TASK STATEMENT | Copy exactly the lines from the start of the data below through the one that carries "const excitedLevels = [93.0, 84.8, 77.0];", and only those.

DATA EXTRACT |
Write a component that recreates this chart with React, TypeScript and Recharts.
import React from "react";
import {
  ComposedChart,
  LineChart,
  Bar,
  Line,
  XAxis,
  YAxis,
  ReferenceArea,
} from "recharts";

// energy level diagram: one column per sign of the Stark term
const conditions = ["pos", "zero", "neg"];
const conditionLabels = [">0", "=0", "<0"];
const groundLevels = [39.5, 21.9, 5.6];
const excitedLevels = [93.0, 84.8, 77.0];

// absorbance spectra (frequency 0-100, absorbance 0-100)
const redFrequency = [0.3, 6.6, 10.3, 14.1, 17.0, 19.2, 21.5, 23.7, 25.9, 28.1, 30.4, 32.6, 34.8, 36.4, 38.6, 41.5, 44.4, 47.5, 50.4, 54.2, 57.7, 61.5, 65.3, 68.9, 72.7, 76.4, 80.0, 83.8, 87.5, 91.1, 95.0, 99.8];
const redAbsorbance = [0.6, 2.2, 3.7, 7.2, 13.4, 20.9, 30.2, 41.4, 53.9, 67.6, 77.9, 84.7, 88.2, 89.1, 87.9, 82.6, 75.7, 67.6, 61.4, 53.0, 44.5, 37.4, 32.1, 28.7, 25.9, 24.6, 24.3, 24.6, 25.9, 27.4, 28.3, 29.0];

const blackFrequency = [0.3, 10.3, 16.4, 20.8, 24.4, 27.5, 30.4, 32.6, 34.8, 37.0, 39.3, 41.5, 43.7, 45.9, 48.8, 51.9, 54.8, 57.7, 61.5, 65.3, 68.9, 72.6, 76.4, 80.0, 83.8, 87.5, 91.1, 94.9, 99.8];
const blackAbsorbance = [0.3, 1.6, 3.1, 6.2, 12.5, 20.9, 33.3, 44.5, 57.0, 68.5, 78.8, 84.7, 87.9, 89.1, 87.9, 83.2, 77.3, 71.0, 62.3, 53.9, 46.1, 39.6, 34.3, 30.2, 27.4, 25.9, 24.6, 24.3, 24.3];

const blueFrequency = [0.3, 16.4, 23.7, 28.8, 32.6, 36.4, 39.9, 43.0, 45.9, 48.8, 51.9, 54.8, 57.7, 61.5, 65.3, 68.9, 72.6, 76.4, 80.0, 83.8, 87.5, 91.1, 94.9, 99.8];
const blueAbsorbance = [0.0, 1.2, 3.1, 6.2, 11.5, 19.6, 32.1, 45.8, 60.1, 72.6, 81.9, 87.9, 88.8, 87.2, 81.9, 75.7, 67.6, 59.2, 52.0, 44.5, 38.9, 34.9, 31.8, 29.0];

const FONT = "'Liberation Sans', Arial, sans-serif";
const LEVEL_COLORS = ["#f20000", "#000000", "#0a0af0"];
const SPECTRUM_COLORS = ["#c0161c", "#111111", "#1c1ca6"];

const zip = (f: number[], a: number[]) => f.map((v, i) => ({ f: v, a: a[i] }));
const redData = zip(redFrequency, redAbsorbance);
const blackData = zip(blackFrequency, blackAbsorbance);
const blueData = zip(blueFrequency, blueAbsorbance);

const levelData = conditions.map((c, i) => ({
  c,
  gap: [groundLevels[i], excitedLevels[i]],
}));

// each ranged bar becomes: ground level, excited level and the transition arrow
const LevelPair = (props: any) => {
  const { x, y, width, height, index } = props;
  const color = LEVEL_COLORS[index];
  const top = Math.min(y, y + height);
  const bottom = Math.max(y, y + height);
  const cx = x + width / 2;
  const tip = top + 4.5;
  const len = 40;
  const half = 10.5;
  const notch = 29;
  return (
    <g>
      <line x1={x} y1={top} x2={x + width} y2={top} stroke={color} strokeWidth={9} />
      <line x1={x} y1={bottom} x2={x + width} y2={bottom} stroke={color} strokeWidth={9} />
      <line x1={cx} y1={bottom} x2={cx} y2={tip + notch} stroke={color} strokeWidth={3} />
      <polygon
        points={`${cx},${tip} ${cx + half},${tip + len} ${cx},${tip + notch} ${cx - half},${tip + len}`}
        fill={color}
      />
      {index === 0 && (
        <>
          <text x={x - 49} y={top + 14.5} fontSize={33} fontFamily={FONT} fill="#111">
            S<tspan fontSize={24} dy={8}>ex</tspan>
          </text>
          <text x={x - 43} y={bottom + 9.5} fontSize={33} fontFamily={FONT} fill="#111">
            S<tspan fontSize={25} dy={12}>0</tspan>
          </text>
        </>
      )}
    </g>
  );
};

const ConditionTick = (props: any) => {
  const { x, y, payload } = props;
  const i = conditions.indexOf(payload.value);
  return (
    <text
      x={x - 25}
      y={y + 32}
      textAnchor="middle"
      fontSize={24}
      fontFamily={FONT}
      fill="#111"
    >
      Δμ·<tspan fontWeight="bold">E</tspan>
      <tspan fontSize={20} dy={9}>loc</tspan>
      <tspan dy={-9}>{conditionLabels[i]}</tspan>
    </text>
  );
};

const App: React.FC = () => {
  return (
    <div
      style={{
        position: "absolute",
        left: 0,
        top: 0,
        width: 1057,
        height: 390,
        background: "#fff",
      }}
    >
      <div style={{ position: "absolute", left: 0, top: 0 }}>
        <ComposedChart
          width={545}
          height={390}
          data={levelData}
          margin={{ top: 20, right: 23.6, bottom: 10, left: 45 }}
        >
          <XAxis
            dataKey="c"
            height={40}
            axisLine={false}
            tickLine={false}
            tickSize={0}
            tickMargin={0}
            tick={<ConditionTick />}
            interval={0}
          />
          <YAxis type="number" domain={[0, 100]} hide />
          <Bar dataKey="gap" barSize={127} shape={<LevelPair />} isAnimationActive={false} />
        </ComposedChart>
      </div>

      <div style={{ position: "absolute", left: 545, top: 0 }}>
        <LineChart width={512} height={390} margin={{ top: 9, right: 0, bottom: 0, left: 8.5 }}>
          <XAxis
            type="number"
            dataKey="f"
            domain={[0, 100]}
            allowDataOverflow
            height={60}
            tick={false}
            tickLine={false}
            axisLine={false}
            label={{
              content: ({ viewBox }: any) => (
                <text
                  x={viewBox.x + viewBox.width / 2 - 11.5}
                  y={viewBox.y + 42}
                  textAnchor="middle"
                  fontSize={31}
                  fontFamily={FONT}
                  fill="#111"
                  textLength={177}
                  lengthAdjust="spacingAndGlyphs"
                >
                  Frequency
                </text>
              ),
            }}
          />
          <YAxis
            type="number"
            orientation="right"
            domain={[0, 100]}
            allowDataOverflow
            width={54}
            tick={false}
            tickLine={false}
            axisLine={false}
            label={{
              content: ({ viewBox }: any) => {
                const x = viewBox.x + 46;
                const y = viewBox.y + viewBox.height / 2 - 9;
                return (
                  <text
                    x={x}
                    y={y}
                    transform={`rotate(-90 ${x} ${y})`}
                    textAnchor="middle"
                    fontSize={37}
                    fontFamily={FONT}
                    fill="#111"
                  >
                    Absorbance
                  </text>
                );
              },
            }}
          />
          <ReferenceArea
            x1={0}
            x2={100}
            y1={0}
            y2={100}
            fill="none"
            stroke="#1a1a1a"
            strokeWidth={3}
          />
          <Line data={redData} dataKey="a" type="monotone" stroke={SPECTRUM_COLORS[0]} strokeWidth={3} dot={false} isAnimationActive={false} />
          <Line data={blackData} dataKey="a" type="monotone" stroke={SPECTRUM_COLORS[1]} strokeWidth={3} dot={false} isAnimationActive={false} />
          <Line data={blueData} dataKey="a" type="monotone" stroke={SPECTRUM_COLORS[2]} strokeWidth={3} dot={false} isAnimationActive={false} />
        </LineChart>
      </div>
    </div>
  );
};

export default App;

ANSWER FOR THE TASK |
Write a component that recreates this chart with React, TypeScript and Recharts.
import React from "react";
import {
  ComposedChart,
  LineChart,
  Bar,
  Line,
  XAxis,
  YAxis,
  ReferenceArea,
} from "recharts";

// energy level diagram: one column per sign of the Stark term
const conditions = ["pos", "zero", "neg"];
const conditionLabels = [">0", "=0", "<0"];
const groundLevels = [39.5, 21.9, 5.6];
const excitedLevels = [93.0, 84.8, 77.0];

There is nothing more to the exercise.